:: Task statement ::
Write out the listing below exactly, and omit any images you find in it.

:: Collected data ::
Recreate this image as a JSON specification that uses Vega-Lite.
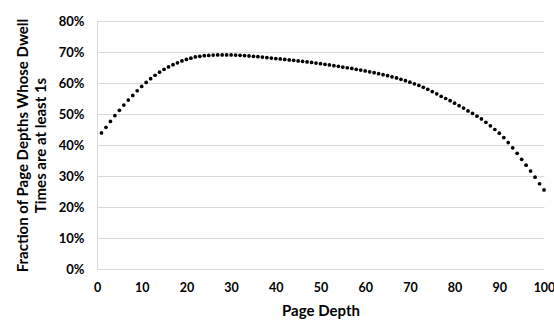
{
  "$schema": "https://vega.github.io/schema/vega-lite/v6.json",
  "autosize": "none",
  "width": 447,
  "height": 248,
  "padding": {"left": 97, "top": 21, "right": 10, "bottom": 57},
  "background": "white",
  "config": {"view": {"stroke": null}, "font": "Lato"},
  "data": {"values": [
    {"d":1,"f":0.439},{"d":2,"f":0.457},{"d":3,"f":0.476},{"d":4,"f":0.495},{"d":5,"f":0.512},
    {"d":6,"f":0.529},{"d":7,"f":0.545},{"d":8,"f":0.560},{"d":9,"f":0.575},{"d":10,"f":0.589},
    {"d":11,"f":0.602},{"d":12,"f":0.614},{"d":13,"f":0.625},{"d":14,"f":0.635},{"d":15,"f":0.644},
    {"d":16,"f":0.652},{"d":17,"f":0.659},{"d":18,"f":0.665},{"d":19,"f":0.671},{"d":20,"f":0.676},
    {"d":21,"f":0.680},{"d":22,"f":0.684},{"d":23,"f":0.686},{"d":24,"f":0.688},{"d":25,"f":0.689},
    {"d":26,"f":0.690},{"d":27,"f":0.6905},{"d":28,"f":0.6907},{"d":29,"f":0.6907},{"d":30,"f":0.6905},
    {"d":31,"f":0.690},{"d":32,"f":0.6893},{"d":33,"f":0.6885},{"d":34,"f":0.6875},{"d":35,"f":0.6862},
    {"d":36,"f":0.6848},{"d":37,"f":0.6835},{"d":38,"f":0.682},{"d":39,"f":0.6805},{"d":40,"f":0.679},
    {"d":41,"f":0.6775},{"d":42,"f":0.676},{"d":43,"f":0.6745},{"d":44,"f":0.673},{"d":45,"f":0.6713},
    {"d":46,"f":0.6697},{"d":47,"f":0.668},{"d":48,"f":0.6662},{"d":49,"f":0.6643},{"d":50,"f":0.6623},
    {"d":51,"f":0.6603},{"d":52,"f":0.6582},{"d":53,"f":0.656},{"d":54,"f":0.6538},{"d":55,"f":0.6515},
    {"d":56,"f":0.6492},{"d":57,"f":0.6468},{"d":58,"f":0.6443},{"d":59,"f":0.6417},{"d":60,"f":0.639},
    {"d":61,"f":0.6362},{"d":62,"f":0.6333},{"d":63,"f":0.6302},{"d":64,"f":0.627},{"d":65,"f":0.6236},
    {"d":66,"f":0.62},{"d":67,"f":0.6162},{"d":68,"f":0.612},{"d":69,"f":0.6075},{"d":70,"f":0.6027},
    {"d":71,"f":0.5975},{"d":72,"f":0.592},{"d":73,"f":0.586},{"d":74,"f":0.5795},{"d":75,"f":0.5725},
    {"d":76,"f":0.565},{"d":77,"f":0.557},{"d":78,"f":0.55},{"d":79,"f":0.543},{"d":80,"f":0.535},
    {"d":81,"f":0.527},{"d":82,"f":0.519},{"d":83,"f":0.510},{"d":84,"f":0.502},{"d":85,"f":0.493},
    {"d":86,"f":0.484},{"d":87,"f":0.473},{"d":88,"f":0.462},{"d":89,"f":0.450},{"d":90,"f":0.438},
    {"d":91,"f":0.424},{"d":92,"f":0.408},{"d":93,"f":0.391},{"d":94,"f":0.373},{"d":95,"f":0.354},
    {"d":96,"f":0.335},{"d":97,"f":0.316},{"d":98,"f":0.296},{"d":99,"f":0.275},{"d":100,"f":0.255}
  ]},
  "mark": {"type": "point", "filled": true, "color": "black", "size": 14, "opacity": 1},
  "encoding": {
    "x": {
      "field": "d", "type": "quantitative",
      "scale": {"domain": [0, 100], "nice": false, "zero": false},
      "axis": {
        "title": "Page Depth", "values": [0,10,20,30,40,50,60,70,80,90,100],
        "grid": false, "ticks": false, "domain": false,
        "labelFont": "Lato", "labelFontWeight": "bold", "labelFontSize": 12.5, "labelColor": "#000",
        "labelPadding": 12, "labelFlush": false,
        "titleFont": "Lato", "titleFontWeight": "bold", "titleFontSize": 15, "titleColor": "#000",
        "titlePadding": 10
      }
    },
    "y": {
      "field": "f", "type": "quantitative",
      "scale": {"domain": [0, 0.8], "nice": false},
      "axis": {
        "title": ["Fraction of Page Depths Whose Dwell", "Times are at least 1s"],
        "values": [0,0.1,0.2,0.3,0.4,0.5,0.6,0.7,0.8],
        "format": ".0%",
        "grid": true, "gridColor": "#d9d9d9", "gridWidth": 1,
        "ticks": false, "domain": true, "domainColor": "#d9d9d9", "domainWidth": 1,
        "labelFont": "Lato", "labelFontWeight": "bold", "labelFontSize": 13, "labelColor": "#000",
        "labelPadding": 13,
        "titleFont": "Lato", "titleFontWeight": "bold", "titleFontSize": 15, "titleColor": "#000",
        "titlePadding": 10, "titleLineHeight": 18
      }
    }
  }
}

:: Response for this exercise ::
Recreate this image as a JSON specification that uses Vega-Lite.
{
  "$schema": "https://vega.github.io/schema/vega-lite/v6.json",
  "autosize": "none",
  "width": 447,
  "height": 248,
  "padding": {"left": 97, "top": 21, "right": 10, "bottom": 57},
  "background": "white",
  "config": {"view": {"stroke": null}, "font": "Lato"},
  "data": {"values": [
    {"d":1,"f":0.439},{"d":2,"f":0.457},{"d":3,"f":0.476},{"d":4,"f":0.495},{"d":5,"f":0.512},
    {"d":6,"f":0.529},{"d":7,"f":0.545},{"d":8,"f":0.560},{"d":9,"f":0.575},{"d":10,"f":0.589},
    {"d":11,"f":0.602},{"d":12,"f":0.614},{"d":13,"f":0.625},{"d":14,"f":0.635},{"d":15,"f":0.644},
    {"d":16,"f":0.652},{"d":17,"f":0.659},{"d":18,"f":0.665},{"d":19,"f":0.671},{"d":20,"f":0.676},
    {"d":21,"f":0.680},{"d":22,"f":0.684},{"d":23,"f":0.686},{"d":24,"f":0.688},{"d":25,"f":0.689},
    {"d":26,"f":0.690},{"d":27,"f":0.6905},{"d":28,"f":0.6907},{"d":29,"f":0.6907},{"d":30,"f":0.6905},
    {"d":31,"f":0.690},{"d":32,"f":0.6893},{"d":33,"f":0.6885},{"d":34,"f":0.6875},{"d":35,"f":0.6862},
    {"d":36,"f":0.6848},{"d":37,"f":0.6835},{"d":38,"f":0.682},{"d":39,"f":0.6805},{"d":40,"f":0.679},
    {"d":41,"f":0.6775},{"d":42,"f":0.676},{"d":43,"f":0.6745},{"d":44,"f":0.673},{"d":45,"f":0.6713},
    {"d":46,"f":0.6697},{"d":47,"f":0.668},{"d":48,"f":0.6662},{"d":49,"f":0.6643},{"d":50,"f":0.6623},
    {"d":51,"f":0.6603},{"d":52,"f":0.6582},{"d":53,"f":0.656},{"d":54,"f":0.6538},{"d":55,"f":0.6515},
    {"d":56,"f":0.6492},{"d":57,"f":0.6468},{"d":58,"f":0.6443},{"d":59,"f":0.6417},{"d":60,"f":0.639},
    {"d":61,"f":0.6362},{"d":62,"f":0.6333},{"d":63,"f":0.6302},{"d":64,"f":0.627},{"d":65,"f":0.6236},
    {"d":66,"f":0.62},{"d":67,"f":0.6162},{"d":68,"f":0.612},{"d":69,"f":0.6075},{"d":70,"f":0.6027},
    {"d":71,"f":0.5975},{"d":72,"f":0.592},{"d":73,"f":0.586},{"d":74,"f":0.5795},{"d":75,"f":0.5725},
    {"d":76,"f":0.565},{"d":77,"f":0.557},{"d":78,"f":0.55},{"d":79,"f":0.543},{"d":80,"f":0.535},
    {"d":81,"f":0.527},{"d":82,"f":0.519},{"d":83,"f":0.510},{"d":84,"f":0.502},{"d":85,"f":0.493},
    {"d":86,"f":0.484},{"d":87,"f":0.473},{"d":88,"f":0.462},{"d":89,"f":0.450},{"d":90,"f":0.438},
    {"d":91,"f":0.424},{"d":92,"f":0.408},{"d":93,"f":0.391},{"d":94,"f":0.373},{"d":95,"f":0.354},
    {"d":96,"f":0.335},{"d":97,"f":0.316},{"d":98,"f":0.296},{"d":99,"f":0.275},{"d":100,"f":0.255}
  ]},
  "mark": {"type": "point", "filled": true, "color": "black", "size": 14, "opacity": 1},
  "encoding": {
    "x": {
      "field": "d", "type": "quantitative",
      "scale": {"domain": [0, 100], "nice": false, "zero": false},
      "axis": {
        "title": "Page Depth", "values": [0,10,20,30,40,50,60,70,80,90,100],
        "grid": false, "ticks": false, "domain": false,
        "labelFont": "Lato", "labelFontWeight": "bold", "labelFontSize": 12.5, "labelColor": "#000",
        "labelPadding": 12, "labelFlush": false,
        "titleFont": "Lato", "titleFontWeight": "bold", "titleFontSize": 15, "titleColor": "#000",
        "titlePadding": 10
      }
    },
    "y": {
      "field": "f", "type": "quantitative",
      "scale": {"domain": [0, 0.8], "nice": false},
      "axis": {
        "title": ["Fraction of Page Depths Whose Dwell", "Times are at least 1s"],
        "values": [0,0.1,0.2,0.3,0.4,0.5,0.6,0.7,0.8],
        "format": ".0%",
        "grid": true, "gridColor": "#d9d9d9", "gridWidth": 1,
        "ticks": false, "domain": true, "domainColor": "#d9d9d9", "domainWidth": 1,
        "labelFont": "Lato", "labelFontWeight": "bold", "labelFontSize": 13, "labelColor": "#000",
        "labelPadding": 13,
        "titleFont": "Lato", "titleFontWeight": "bold", "titleFontSize": 15, "titleColor": "#000",
        "titlePadding": 10, "titleLineHeight": 18
      }
    }
  }
}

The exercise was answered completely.